Je vois mal comment ne pas souscrire à ce point, que je ne discuterai pas plus avant. L’intéressant est plutôt de savoir par quels moyens (nécessairement formels) la poésie d’aujourd’hui peut parvenir à respecter cet impératif contradictoire et fécond – et je ne suis pas sûr d’ailleurs, dans ce qu’on appelle le « champ », d’être le mieux placé pour répondre à cette question. Car si je suis d’accord sur le principe, mes propres tentatives, pour autant du moins que je peux en juger, semblent d’abord chercher à se distraire de la première partie de l’injonction (l’assomption du réel des proses) pour prétendre, avec une certaine arrogance, à rejoindre l’immémorial (je te reprends le terme) d’un réel « aréal ». Au risque de l’illisible, que je cours volontiers, et avec une certaine joie.

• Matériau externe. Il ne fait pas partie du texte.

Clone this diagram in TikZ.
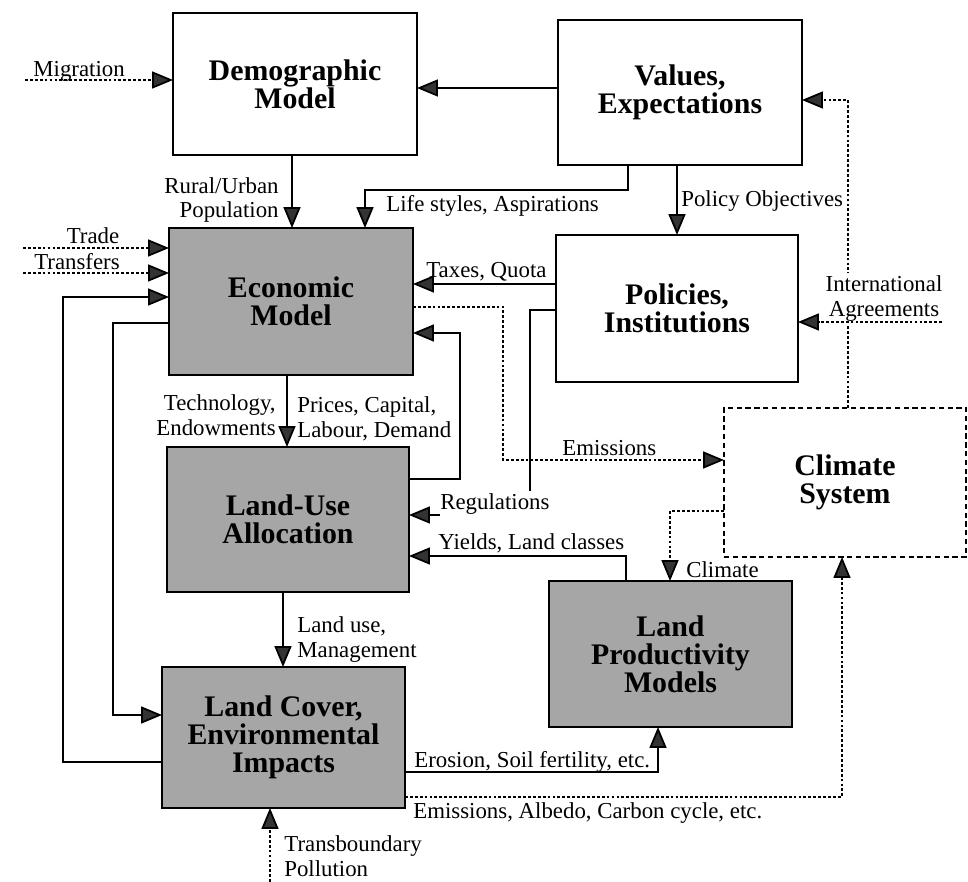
\documentclass[tikz,border=0pt]{standalone}
\usepackage{fontspec}
\setmainfont{Liberation Serif}
\usetikzlibrary{arrows.meta}
\begin{document}
\begin{tikzpicture}[x=0.02cm,y=-0.02cm,
  model/.style={draw,line width=1.1pt,inner sep=0pt,outer sep=0pt,align=center,
    font=\fontsize{17}{16}\selectfont\bfseries},
  plainbox/.style={model,fill=white},
  shadedbox/.style={model,fill=black!35},
  dashbox/.style={model,fill=white,dash pattern=on 3pt off 2pt},
  lbl/.style={font=\fontsize{13}{14.2}\selectfont,inner sep=0pt},
  flow/.style={line width=1pt,-{Triangle[length=0.42cm,width=0.34cm,fill=black!80]}},
  dotflow/.style={flow,dash pattern=on 1.6pt off 1.2pt},
]
\useasboundingbox (0,0) rectangle (968,882);

% model boxes
\node[plainbox,minimum width=4.88cm,minimum height=2.84cm] (demo) at (295,84) {Demographic\\Model};
\node[plainbox,minimum width=4.88cm,minimum height=2.9cm] (values) at (680,92.5) {Values,\\Expectations};
\node[shadedbox,minimum width=4.88cm,minimum height=2.94cm] (econ) at (291,301.5) {Economic\\Model};
\node[plainbox,minimum width=4.84cm,minimum height=2.94cm] (policies) at (677,308.5) {Policies,\\Institutions};
\node[shadedbox,minimum width=4.84cm,minimum height=2.9cm] (landuse) at (288,519.5) {Land-Use\\Allocation};
\node[dashbox,minimum width=4.84cm,minimum height=2.98cm] (climate) at (845,482.5) {Climate\\System};
\node[shadedbox,minimum width=4.86cm,minimum height=2.92cm] (lp) at (670.5,654) {Land\\Productivity\\Models};
\node[shadedbox,minimum width=4.86cm,minimum height=2.82cm] (landcover) at (283.5,737.5) {Land Cover,\\Environmental\\Impacts};

% external inputs
\coordinate (migsrc) at (25,80);
\coordinate (tradesrc) at (23,248);
\coordinate (transsrc) at (23,273);
\coordinate (intsrc) at (942,322);
\coordinate (tbsrc) at (270,882);

\draw[dotflow] (migsrc) -- (demo.west |- 0,80);
\node[lbl,anchor=base west] (migl) at (33,77) {Migration};

\draw[dotflow] (tradesrc) -- (econ.west |- 0,248);
\node[lbl,anchor=base] (tradel) at (93,244) {Trade};
\draw[dotflow] (transsrc) -- (econ.west |- 0,273);
\node[lbl,anchor=base] (transl) at (77,270) {Transfers};

% values, demography, economy
\draw[flow] (values.west |- 0,88) -- (demo.east |- 0,88);

\draw[flow] (demo.south -| 292,0) -- (econ.north -| 292,0);
\node[lbl,anchor=east,align=right] (rurall) at (279,200) {Rural/Urban\\Population};

\draw[flow] (values.south -| 628,0) |- (365,190) -- (econ.north -| 365,0);
\node[lbl,anchor=base west] (lifel) at (386,212) {Life styles, Aspirations};

\draw[flow] (values.south -| 677,0) -- (policies.north -| 677,0);
\node[lbl,anchor=base west] (polobl) at (681,207) {Policy Objectives};

% climate feedback to values, international agreements
\draw[dotflow] (climate.north -| 848,0) |- (values.east |- 0,100);
\node[lbl,align=center,fill=white,inner sep=2pt] (intl) at (884,299) {International\\Agreements};
\draw[dotflow] (intsrc) -- (policies.east |- 0,322);

% policies to economy and land use
\draw[flow] (policies.west |- 0,284) -- (econ.east |- 0,284);
\node[lbl,anchor=base west] (taxl) at (426,277) {Taxes, Quota};

\draw[flow] (policies.west |- 0,310) -| (530,515) -- (landuse.east |- 0,515);

% economy and land use
\draw[dotflow] (econ.east |- 0,307) -| (503,460) -- (climate.west |- 0,460);
\node[lbl,anchor=base west] (emisl) at (562,455) {Emissions};

\draw[flow] (landuse.east |- 0,479) -| (460,333) -- (econ.east |- 0,333);

\node[lbl,anchor=base west,fill=white,inner ysep=1pt,inner xsep=0pt] (regl) at (440,509) {Regulations};

\draw[flow] (econ.south -| 287,0) -- (landuse.north -| 287,0);
\node[lbl,anchor=east,align=right] (techl) at (276,415) {Technology,\\Endowments};
\node[lbl,anchor=west,align=left] (pricel) at (297,419) {Prices, Capital,\\Labour, Demand};

% productivity and climate
\draw[flow] (lp.north -| 626,0) |- (landuse.east |- 0,556);
\node[lbl,anchor=base west] (yieldl) at (438,549) {Yields, Land classes};

\draw[dotflow] (climate.west |- 0,511) -| (lp.north -| 670,0);
\node[lbl,anchor=base west] (climl) at (686,577) {Climate};

% land use to land cover
\draw[flow] (landuse.south -| 283,0) -- (landcover.north -| 283,0);
\node[lbl,anchor=west,align=left] (lusel) at (297,640) {Land use,\\Management};

% loops on the left
\draw[flow] (econ.west |- 0,323) -| (113,715) -- (landcover.west |- 0,715);
\draw[flow] (landcover.west |- 0,762) -| (63,297) -- (econ.west |- 0,297);

% land cover outputs
\draw[flow] (landcover.east |- 0,772) -| (lp.south -| 658,0);
\node[lbl,anchor=base west] (erosl) at (414,767) {Erosion, Soil fertility, etc.};

\draw[dotflow] (landcover.east |- 0,797) -| (climate.south -| 842,0);
\node[lbl,anchor=base west] (albl) at (413,818) {Emissions, Albedo, Carbon cycle, etc.};

\draw[dotflow] (tbsrc) -- (landcover.south -| 270,0);
\node[lbl,anchor=west,align=left] (tbl) at (284,856) {Transboundary\\Pollution};
\end{tikzpicture}
\end{document}
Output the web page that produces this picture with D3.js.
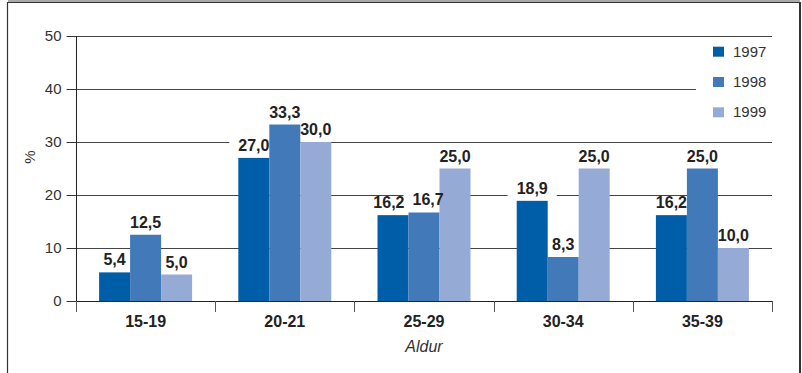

Si je me risque à l’expliquer, je dirais que c’est en vertu d’une tendance à considérer que le monde est d’abord, et essentiellement, inhabitable : c’est-à-dire que notre désir d’habiter procède d’abord de ce sentiment de l’inhabitable (qu’on peut, si l’on veut solliciter comme tu le fais le lexique heideggérien, appeler « angoisse [Angst] »). Disons donc que je vois (et dis) le monde comme inhabitable, et que l’habitation poétique n’est mon affaire que sous condition de cette impossibilité. (Comme tu vois, j’ai choisi entre les deux termes de ton alternative, en optant pour la « déposition ». Mais sans doute, et qu’on le veuille ou non, penche-t-on toujours de l’un ou l’autre côté).
Je jouerais donc d’un autre métagramme que le tien, en disant que ce qui est « de mise », c’est d’inhabiter : non pas le contraire d’habiter, mais plutôt sa réversion inquiète vers une hypothèse étymologique : hanter. On peut alors citer Deguy, après Perse : « Nul ne fut hanteur plus obstiné ; qui mît plus de ruse, plus de résolution, au service d’une hantise vaine » (Fragment du cadastre).
G.
Cher Guillaume,
Fragment du cadastre pose en effet un hiatus très clairement formulé dans la section sur les peintres entre le réel et la réalité. Ou plutôt, dans une langue plus proche de celle de Deguy : entre les apparences et l’apparition. Les apparences, c’est la réalité, c’est l’imprévisible, c’est ce qui est toujours déjà apparu, dont nous héritons et en face de quoi l’être humain est posé comme un « tyran ». L’apparition, c’est l’imprévision, l’inattendu, l’événement singulier, la première fois (dirait Derrida) et qui déjoue le cercle humain en nous décentrant du problème, c’est ce qui nous « héberg[e] avec les autres dans la paix du matin ». Entre les deux, on passe des objets aux choses. Dans les objets (humano-centrés : il y a objet pour un sujet), la terre adhère à ses phénomènes ; dans les choses, « la terre s’espace d’elle-même » et « nous adresse un signe qui nous fascine ».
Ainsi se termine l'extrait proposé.